Le football français a traversé d’autres tempêtes verbales. À chaque fois, un même risque: qu’on parle plus des divisions supposées que de jeu, de pressing, de transitions, de ce qui se construit dans les centres d’entraînement. Les Bleus, eux, restent évalués sur leurs résultats. Les supporters jugent au tableau d’affichage, pas à un nuancier de peau.
Ce qui suit dépendra des acteurs. Les instances peuvent rappeler le cadre, les clubs et éducateurs continuer à faire leur travail d’intégration par le sport, et les commentateurs choisir la précision plutôt que la charge. Les réseaux, eux, ne ralentiront pas. Mais ils peuvent, parfois, remettre du factuel au milieu du bruit.
Dernier point, souvent oublié: la France du foot n’est pas une photo, c’est un film. Les générations passent, les profils évoluent, les styles de jeu aussi. C’est ce mouvement qui fait la force d’une sélection. À vouloir figer le cadre par la couleur, on finit par rater l’essentiel: ce qui se passe balle au pied.

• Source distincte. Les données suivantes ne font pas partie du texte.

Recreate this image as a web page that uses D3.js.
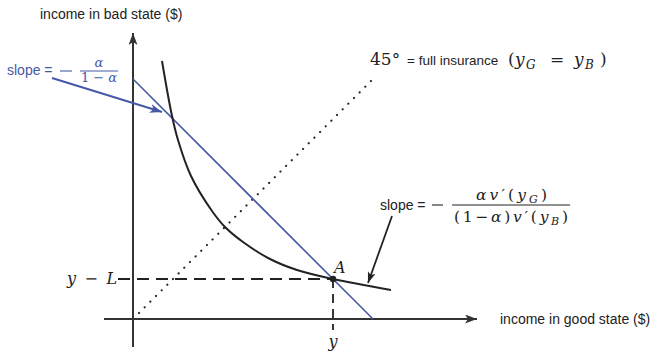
<!DOCTYPE html>
<html>
<head>
<meta charset="utf-8">
<script src="https://cdn.jsdelivr.net/npm/d3@7"></script>
<style>
  body { margin: 0; background: #fff; }
  text { font-family: "Liberation Sans", Arial, sans-serif; }
  .math { font-family: "DejaVu Serif", "Liberation Serif", serif; }
</style>
</head>
<body>
<div id="chart"></div>
<script>
// income in good state (x) / bad state (y), arbitrary units
const budgetLine = [[0, 12], [12, 0]];
const curveGood = [1.45, 1.94, 2.25, 2.9, 3.95, 4.6, 5.5, 6.85, 8.2, 10, 12.9];
const curveBad = [12.9, 10.2, 8.95, 7.15, 5.4, 4.6, 3.85, 3.0, 2.45, 2.0, 1.45];
const fullInsurance = [[0.3, 0.3], [12, 12]];
const pointA = [10, 2];
const axisExtentX = [-1.45, 17.2];
const axisExtentY = [-1.4, 14.3];

const W = 660, H = 352;
const BLUE = "#4659a8";
const INK = "#222";

const svg = d3.select("#chart").append("svg")
  .attr("width", W).attr("height", H)
  .attr("viewBox", `0 0 ${W} ${H}`);

const x = d3.scaleLinear().domain([0, 12]).range([133, 373]);
const y = d3.scaleLinear().domain([0, 12]).range([319, 79]);

const defs = svg.append("defs");
function marker(id, color, w, h) {
  defs.append("marker")
    .attr("id", id)
    .attr("viewBox", `0 0 ${w} ${h}`)
    .attr("refX", w).attr("refY", h / 2)
    .attr("markerUnits", "userSpaceOnUse")
    .attr("markerWidth", w).attr("markerHeight", h)
    .attr("orient", "auto")
    .append("path")
    .attr("d", `M0,0L${w},${h / 2}L0,${h}L${w * 0.25},${h / 2}Z`)
    .attr("fill", color);
}
marker("axisHead", "#333", 12, 9);
marker("blueHead", BLUE, 12, 9);
marker("blackHead", INK, 11, 8);

// axes
svg.append("line")
  .attr("x1", x(axisExtentX[0])).attr("y1", y(0))
  .attr("x2", x(axisExtentX[1])).attr("y2", y(0))
  .attr("stroke", "#333").attr("stroke-width", 2)
  .attr("marker-end", "url(#axisHead)");
svg.append("line")
  .attr("x1", x(0)).attr("y1", y(axisExtentY[0]))
  .attr("x2", x(0)).attr("y2", y(axisExtentY[1]))
  .attr("stroke", "#333").attr("stroke-width", 2)
  .attr("marker-end", "url(#axisHead)");

// 45 degree line
svg.append("line")
  .attr("x1", x(fullInsurance[0][0])).attr("y1", y(fullInsurance[0][1]))
  .attr("x2", x(fullInsurance[1][0])).attr("y2", y(fullInsurance[1][1]))
  .attr("stroke", INK).attr("stroke-width", 2.1)
  .attr("stroke-linecap", "round")
  .attr("stroke-dasharray", "0.1,7.9");

// dashed guides to A
svg.append("line")
  .attr("x1", x(-0.75)).attr("y1", y(pointA[1]))
  .attr("x2", x(pointA[0])).attr("y2", y(pointA[1]))
  .attr("stroke", INK).attr("stroke-width", 1.8)
  .attr("stroke-dasharray", "12,7");
svg.append("line")
  .attr("x1", x(pointA[0])).attr("y1", y(pointA[1]))
  .attr("x2", x(pointA[0])).attr("y2", y(-0.55))
  .attr("stroke", INK).attr("stroke-width", 1.8)
  .attr("stroke-dasharray", "9,6");

// budget line
svg.append("path")
  .attr("d", d3.line().x((d) => x(d[0])).y((d) => y(d[1]))(budgetLine))
  .attr("fill", "none").attr("stroke", BLUE).attr("stroke-width", 1.6);

// indifference curve
const curvePts = curveGood.map((g, i) => [g, curveBad[i]]);
svg.append("path")
  .attr("d", d3.line().x((d) => x(d[0])).y((d) => y(d[1])).curve(d3.curveCatmullRom.alpha(0.5))(curvePts))
  .attr("fill", "none").attr("stroke", INK).attr("stroke-width", 2);

svg.append("circle")
  .attr("cx", x(pointA[0])).attr("cy", y(pointA[1]))
  .attr("r", 3.2).attr("fill", INK);

// axis titles
svg.append("text").attr("x", 40).attr("y", 19)
  .attr("font-size", 14).attr("fill", INK)
  .text("income in bad state ($)");
svg.append("text").attr("x", 500).attr("y", 324)
  .attr("font-size", 14).attr("fill", INK)
  .text("income in good state ($)");

// y - L and y labels
const yl = svg.append("text").attr("class", "math")
  .attr("x", 67).attr("y", 284)
  .attr("font-size", 16).attr("fill", INK)
  .attr("textLength", 50).attr("lengthAdjust", "spacing");
yl.append("tspan").attr("font-style", "italic").text("y");
yl.append("tspan").text(" \u2212 ");
yl.append("tspan").attr("font-style", "italic").text("L");

svg.append("text").attr("class", "math")
  .attr("x", x(pointA[0])).attr("y", 347).attr("text-anchor", "middle")
  .attr("font-size", 16).attr("font-style", "italic").attr("fill", INK)
  .text("y");

svg.append("text").attr("class", "math")
  .attr("x", x(pointA[0]) + 1).attr("y", 273)
  .attr("font-size", 16).attr("font-style", "italic").attr("fill", INK)
  .text("A");

// 45 degree label
function mathText(px, py, str, size, italic) {
  return svg.append("text").attr("class", "math")
    .attr("x", px).attr("y", py)
    .attr("font-size", size)
    .attr("font-style", italic ? "italic" : "normal")
    .attr("fill", INK).text(str);
}
mathText(370, 65, "45\u00B0", 17, false);
svg.append("text").attr("x", 407).attr("y", 65)
  .attr("font-size", 13.5).attr("fill", INK).text("= full insurance");
mathText(508, 65, "(", 17, false);
mathText(515, 65, "y", 17, true);
mathText(526, 69, "G", 12, true);
mathText(550, 65, "=", 17, false);
mathText(574, 65, "y", 17, true);
mathText(585, 69, "B", 12, true);
mathText(600, 65, ")", 17, false);

// blue slope annotation
svg.append("text").attr("x", 7).attr("y", 75)
  .attr("font-size", 14).attr("fill", BLUE).text("slope =");
svg.append("line").attr("x1", 60).attr("x2", 72).attr("y1", 71).attr("y2", 71)
  .attr("stroke", BLUE).attr("stroke-width", 1.1);
svg.append("line").attr("x1", 80).attr("x2", 118).attr("y1", 71).attr("y2", 71)
  .attr("stroke", BLUE).attr("stroke-width", 1);
svg.append("text").attr("class", "math").attr("x", 99).attr("y", 67)
  .attr("text-anchor", "middle").attr("font-size", 13).attr("font-style", "italic")
  .attr("fill", BLUE).text("\u03B1");
const den1 = svg.append("text").attr("class", "math").attr("x", 81).attr("y", 82)
  .attr("font-size", 13).attr("fill", BLUE)
  .attr("textLength", 36).attr("lengthAdjust", "spacing");
den1.append("tspan").text("1\u2212");
den1.append("tspan").attr("font-style", "italic").text("\u03B1");
svg.append("line").attr("x1", 52).attr("y1", 78).attr("x2", 162).attr("y2", 112)
  .attr("stroke", BLUE).attr("stroke-width", 2)
  .attr("marker-end", "url(#blueHead)");

// black slope annotation
svg.append("text").attr("x", 380).attr("y", 210)
  .attr("font-size", 14).attr("fill", INK).text("slope =");
svg.append("line").attr("x1", 432).attr("x2", 443).attr("y1", 205).attr("y2", 205)
  .attr("stroke", INK).attr("stroke-width", 1.1);
svg.append("line").attr("x1", 452).attr("x2", 570).attr("y1", 205).attr("y2", 205)
  .attr("stroke", INK).attr("stroke-width", 1);
const num2 = svg.append("text").attr("class", "math").attr("x", 476).attr("y", 200)
  .attr("font-size", 15.5).attr("fill", INK)
  .attr("textLength", 71).attr("lengthAdjust", "spacing");
num2.append("tspan").attr("font-style", "italic").text("\u03B1v");
num2.append("tspan").text("\u2032(");
num2.append("tspan").attr("font-style", "italic").text("y");
num2.append("tspan").attr("font-style", "italic").attr("font-size", 11).attr("dy", 3).text("G");
num2.append("tspan").attr("dy", -3).text(")");
const den2 = svg.append("text").attr("class", "math").attr("x", 454).attr("y", 222)
  .attr("font-size", 15.5).attr("fill", INK)
  .attr("textLength", 114).attr("lengthAdjust", "spacing");
den2.append("tspan").text("(1\u2212");
den2.append("tspan").attr("font-style", "italic").text("\u03B1");
den2.append("tspan").text(")");
den2.append("tspan").attr("font-style", "italic").text("v");
den2.append("tspan").text("\u2032(");
den2.append("tspan").attr("font-style", "italic").text("y");
den2.append("tspan").attr("font-style", "italic").attr("font-size", 11).attr("dy", 3).text("B");
den2.append("tspan").attr("dy", -3).text(")");
svg.append("line").attr("x1", 392).attr("y1", 216).attr("x2", 368).attr("y2", 283)
  .attr("stroke", INK).attr("stroke-width", 1.8)
  .attr("marker-end", "url(#blackHead)");
</script>
</body>
</html>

En attendant, la polémique n’est pas retombée. Les mots circulent encore, la séquence enflamme toujours. Et chacun se positionne. Sur le terrain, l’herbe ne change pas de couleur selon celui qui la foule. Elle ne connaît que des appels, des contrôles et des frappes cadrées.
À retenir, sans filtre:
- Propos tenus sur TV Libertés: « 11 noirs » en équipe de France et dénonciation d’une prétendue surreprésentation.
- Anecdote personnelle à Torcy utilisée pour généraliser à tout le foot francilien.
- Vague d’indignation en ligne; message cinglant de Djibril Cissé.
- Pas de réaction officielle connue des instances au moment de publier; cadre légal et éthique rappelé par de nombreux commentateurs.